No. 10484 Pennsylvania Railroad/Westinghouse 2-B + B-2 DD-1 Electric Outline Locomotive Set, heading up a Heavyweight Commuter Passenger Train
Pennsylvania Railroad
In order to move passenger trains in and out of New York City's Pennsylvania Station, the Pennsylvania Railroad needed electric locomotives, as steam engines were banned from operating anywhere in the city and its tunnels. The design result was the two-unit box cab 3160 horsepower 2-B + B-2 DD-1 electric locomotive, built by and for the Pennsylvania Railroad in the road's Juniata shops (Altoona, Pennsylvania).
Westinghouse designed the electric motors, powered by a live third rail. The Pennsylvania Railroad ordered 33 pairs of DD-1s in 1909, and as the first regular passenger train departed from Pennsylvania Station on November 27, 1910, the twin- unit DD-1 was at the head. Electrification originally was 13.4 miles through six tunnels under the Hudson and East Rivers (1903-1910) at a cost of $113 million.
Steam power would replace the electrics outside of New York City, such as the speedy 4-4-2 "Atlantic"-type steam locomotive (see No. 10183). The DD-1s performed well for the Pennsylvania through the early 1930s, when the road decided to electrify its tracks to Washington and Philadelphia from New York City, and eventually in the later 1930s all the way west to Harrisburg, PA (see No. 10078), altogether 674 route miles of overhead catenary electrification, the most of any American railroad.
New locomotives were required for the expanded electrification, resulting in the L-5 (1-B - B-1, 1924, No. 10619), P-5a (2-C-2, 1931, No. 10226) and the famed GG-1 (2-C + C-2, 1935, No. 10078). The DD-1s were gradually taken out of service on the Pennsylvania in the early 1930s and transferred to subsidiary Long Island Railroad (see Nos. 10430 & 10463), where they served well until the early 1950s.

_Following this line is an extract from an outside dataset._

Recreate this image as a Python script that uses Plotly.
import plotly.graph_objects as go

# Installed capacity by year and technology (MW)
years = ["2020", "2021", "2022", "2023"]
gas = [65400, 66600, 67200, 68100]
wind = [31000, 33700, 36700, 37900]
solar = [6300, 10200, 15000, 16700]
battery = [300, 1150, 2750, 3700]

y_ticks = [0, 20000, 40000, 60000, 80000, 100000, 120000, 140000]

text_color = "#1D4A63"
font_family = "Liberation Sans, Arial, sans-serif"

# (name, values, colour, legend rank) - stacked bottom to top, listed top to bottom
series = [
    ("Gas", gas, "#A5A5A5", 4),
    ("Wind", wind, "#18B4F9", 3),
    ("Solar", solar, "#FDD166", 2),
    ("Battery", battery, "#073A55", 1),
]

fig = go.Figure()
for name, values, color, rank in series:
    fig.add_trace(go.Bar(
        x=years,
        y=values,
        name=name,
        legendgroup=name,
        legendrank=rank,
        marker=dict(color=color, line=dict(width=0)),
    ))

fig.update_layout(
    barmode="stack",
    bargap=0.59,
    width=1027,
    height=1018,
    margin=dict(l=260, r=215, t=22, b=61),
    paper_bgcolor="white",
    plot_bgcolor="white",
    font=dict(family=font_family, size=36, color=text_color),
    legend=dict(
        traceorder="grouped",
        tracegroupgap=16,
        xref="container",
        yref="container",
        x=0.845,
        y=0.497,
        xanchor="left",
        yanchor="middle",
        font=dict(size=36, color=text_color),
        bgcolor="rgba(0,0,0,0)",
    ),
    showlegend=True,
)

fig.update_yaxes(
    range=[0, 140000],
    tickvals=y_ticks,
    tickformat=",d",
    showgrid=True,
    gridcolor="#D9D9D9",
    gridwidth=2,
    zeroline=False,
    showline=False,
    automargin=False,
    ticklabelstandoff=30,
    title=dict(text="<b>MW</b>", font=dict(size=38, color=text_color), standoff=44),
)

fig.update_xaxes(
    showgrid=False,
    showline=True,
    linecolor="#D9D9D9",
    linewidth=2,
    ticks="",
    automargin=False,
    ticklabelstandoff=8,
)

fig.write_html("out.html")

There is one surviving pair of DD-1s, with Pennsylvania markings, Nos. 3936 and 3937, housed at the Railroad Museum of Pennsylvania in Strasburg, PA. These units are the inspiration for the model train No. 10484, described in this history.

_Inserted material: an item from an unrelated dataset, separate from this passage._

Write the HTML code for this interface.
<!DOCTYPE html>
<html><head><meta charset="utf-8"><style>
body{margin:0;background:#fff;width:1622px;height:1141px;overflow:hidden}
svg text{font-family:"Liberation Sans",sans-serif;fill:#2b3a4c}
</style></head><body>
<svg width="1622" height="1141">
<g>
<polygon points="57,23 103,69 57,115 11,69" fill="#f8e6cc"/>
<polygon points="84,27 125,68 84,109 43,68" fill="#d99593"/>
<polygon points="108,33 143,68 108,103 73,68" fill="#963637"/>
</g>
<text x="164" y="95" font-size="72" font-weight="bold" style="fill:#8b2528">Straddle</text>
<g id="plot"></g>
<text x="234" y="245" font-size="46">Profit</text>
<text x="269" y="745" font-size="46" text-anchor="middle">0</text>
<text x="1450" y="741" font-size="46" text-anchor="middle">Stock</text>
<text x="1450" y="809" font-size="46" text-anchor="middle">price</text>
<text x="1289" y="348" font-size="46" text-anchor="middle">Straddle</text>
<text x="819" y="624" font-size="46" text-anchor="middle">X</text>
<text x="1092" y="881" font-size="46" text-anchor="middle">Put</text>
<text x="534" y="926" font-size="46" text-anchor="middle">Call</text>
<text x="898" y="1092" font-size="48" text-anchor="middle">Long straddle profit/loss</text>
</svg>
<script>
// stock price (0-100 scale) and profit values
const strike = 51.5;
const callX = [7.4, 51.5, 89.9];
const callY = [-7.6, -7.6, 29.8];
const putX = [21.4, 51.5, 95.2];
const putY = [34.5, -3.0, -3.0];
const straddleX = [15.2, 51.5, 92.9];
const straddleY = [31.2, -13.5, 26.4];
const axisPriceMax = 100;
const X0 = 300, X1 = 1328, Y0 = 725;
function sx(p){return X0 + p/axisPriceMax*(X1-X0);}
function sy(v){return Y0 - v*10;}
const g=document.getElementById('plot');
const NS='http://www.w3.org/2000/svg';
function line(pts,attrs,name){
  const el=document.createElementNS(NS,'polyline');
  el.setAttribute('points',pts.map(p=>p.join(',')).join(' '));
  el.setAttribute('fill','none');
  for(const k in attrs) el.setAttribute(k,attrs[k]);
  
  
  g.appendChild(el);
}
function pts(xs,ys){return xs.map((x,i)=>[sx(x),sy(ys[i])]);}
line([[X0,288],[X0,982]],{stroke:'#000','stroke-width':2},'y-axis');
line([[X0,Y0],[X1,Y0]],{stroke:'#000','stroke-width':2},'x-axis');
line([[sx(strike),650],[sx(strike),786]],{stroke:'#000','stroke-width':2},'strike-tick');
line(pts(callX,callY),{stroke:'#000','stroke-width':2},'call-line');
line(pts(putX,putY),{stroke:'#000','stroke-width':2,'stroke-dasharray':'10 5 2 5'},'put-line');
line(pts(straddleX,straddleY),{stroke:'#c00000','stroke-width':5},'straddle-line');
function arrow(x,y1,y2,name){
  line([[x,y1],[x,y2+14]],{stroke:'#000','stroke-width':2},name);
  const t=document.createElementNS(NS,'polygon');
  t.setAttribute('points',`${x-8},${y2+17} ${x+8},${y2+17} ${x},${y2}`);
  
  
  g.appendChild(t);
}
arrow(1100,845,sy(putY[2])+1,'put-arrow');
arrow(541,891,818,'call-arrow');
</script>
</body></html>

No. 10484 represents an accurate scale model of Pennsylvania Railroad's 2-B + B-2 DD-1 electric outline locomotive set, heading up the 5-car heavyweight commuter passenger train (No. 10485) as it would have been seen arriving at and leaving New York's Pennsylvania Station in the 1920s and early 1930s. The model train is in "0"gauge by MTH.

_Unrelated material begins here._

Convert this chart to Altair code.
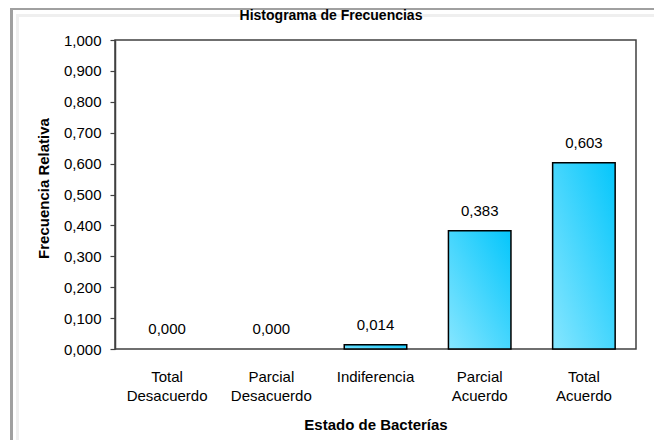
import altair as alt
import pandas as pd

categories = ["Total Desacuerdo", "Parcial Desacuerdo", "Indiferencia", "Parcial Acuerdo", "Total Acuerdo"]
values = [0.000, 0.000, 0.014, 0.383, 0.603]
y_ticks = [0.0, 0.1, 0.2, 0.3, 0.4, 0.5, 0.6, 0.7, 0.8, 0.9, 1.0]
title_text = "Histograma de Frecuencias"
x_title = "Estado de Bacterías"
y_title = "Frecuencia Relativa"

df = pd.DataFrame({"cat": categories, "val": values})
FONT = "Liberation Sans"

gradient = alt.Gradient(
    gradient="linear",
    stops=[alt.GradientStop(color="#86e6ff", offset=0), alt.GradientStop(color="#05c6fb", offset=1)],
    x1=0, y1=1, x2=1, y2=0,
)

base = alt.Chart(df)

x_enc = alt.X("cat:N", sort=categories, title=x_title,
              scale=alt.Scale(paddingInner=0.4, paddingOuter=0.2),
              axis=alt.Axis(labelAngle=0, labelExpr="split(datum.label, ' ')",
                            labelFontSize=15, labelFont=FONT, labelColor="#000000",
                            labelLineHeight=19, labelPadding=20, ticks=False, domain=False,
                            labelBaseline="top",
                            titleFontSize=15, titleFont=FONT, titleFontWeight="bold",
                            titleColor="#000000", titleY=75, titleBaseline="middle"))

y_enc = alt.Y("val:Q", title=y_title,
              scale=alt.Scale(domain=[0, 1], nice=False),
              axis=alt.Axis(values=y_ticks, grid=False, labelOverlap=False,
                            labelExpr="replace(format(datum.value, '.3f'), '.', ',')",
                            labelFontSize=15, labelFont=FONT, labelColor="#000000",
                            tickSize=5, labelPadding=9, tickColor="#404040",
                            domainColor="#404040", domainWidth=1.5, tickWidth=1.2,
                            titleFontSize=15, titleFont=FONT, titleFontWeight="bold",
                            titleColor="#000000", titleX=-72, titleY=148,
                            titleBaseline="middle", titleAngle=-90, titleAlign="center"))

bars = base.transform_filter("datum.val > 0").mark_bar(
    fill=gradient, stroke="#000000", strokeWidth=1.5
).encode(x=x_enc, y=y_enc)

labels = base.transform_calculate(
    lab="replace(format(datum.val, '.3f'), '.', ',')"
).mark_text(dy=-20, baseline="middle", fontSize=15, font=FONT, color="#000000").encode(
    x=x_enc,
    y=y_enc,
    text="lab:N",
)

one = alt.Data(values=[{}])
outer_c = "#a0a0a0"
inner_c = "#efefef"
frame = [
    alt.Chart(one).mark_rule(color=outer_c, strokeWidth=3).encode(
        x=alt.value(-103.5), y=alt.value(-31.5), y2=alt.value(420)),
    alt.Chart(one).mark_rule(color=outer_c, strokeWidth=3).encode(
        x=alt.value(-105), x2=alt.value(600), y=alt.value(-31.5)),
    alt.Chart(one).mark_rule(color=inner_c, strokeWidth=3).encode(
        x=alt.value(-97.5), y=alt.value(-26), y2=alt.value(420)),
    alt.Chart(one).mark_rule(color=inner_c, strokeWidth=3).encode(
        x=alt.value(-99), x2=alt.value(600), y=alt.value(-24.5)),
]

title = alt.Chart(alt.Data(values=[{"t": title_text}])).mark_text(
    fontSize=14, font=FONT, fontWeight="bold", color="#000000",
    align="center", baseline="alphabetic"
).encode(x=alt.value(216), y=alt.value(-20), text="t:N")

chart = alt.layer(bars, labels, *frame, title).properties(
    width=521, height=309,
    autosize=alt.AutoSizeParams(type="none"),
    padding={"left": 107, "top": 32, "right": 18, "bottom": 91},
).configure(background="#ffffff").configure_view(stroke="#404040", strokeWidth=1.5)

chart.save("out.html", embed_options={"renderer": "svg", "actions": False})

The commuter train represented by model train 10484/10485 would most likely be a nameless inter-city express to Philadelphia or Washington, with its four-door Railway Express Agency car. The improved 1920s all-steel cars seen on this model train were stronger and faster-running than their lesser turn-of-the century steel and wood counterparts. But the real star of this train is the venerable DD-1, the first of a long line of distinguished Pennsylvania Railroad electric locomotives, serving the railroad well throughout its history from 1910. The twin-unit DD-1 could easily pull a 14-car passenger consist weighing 1000 tons and could start an 850-ton train up a 1.93 percent tunnel grade, all with enviable quiet and smoothness.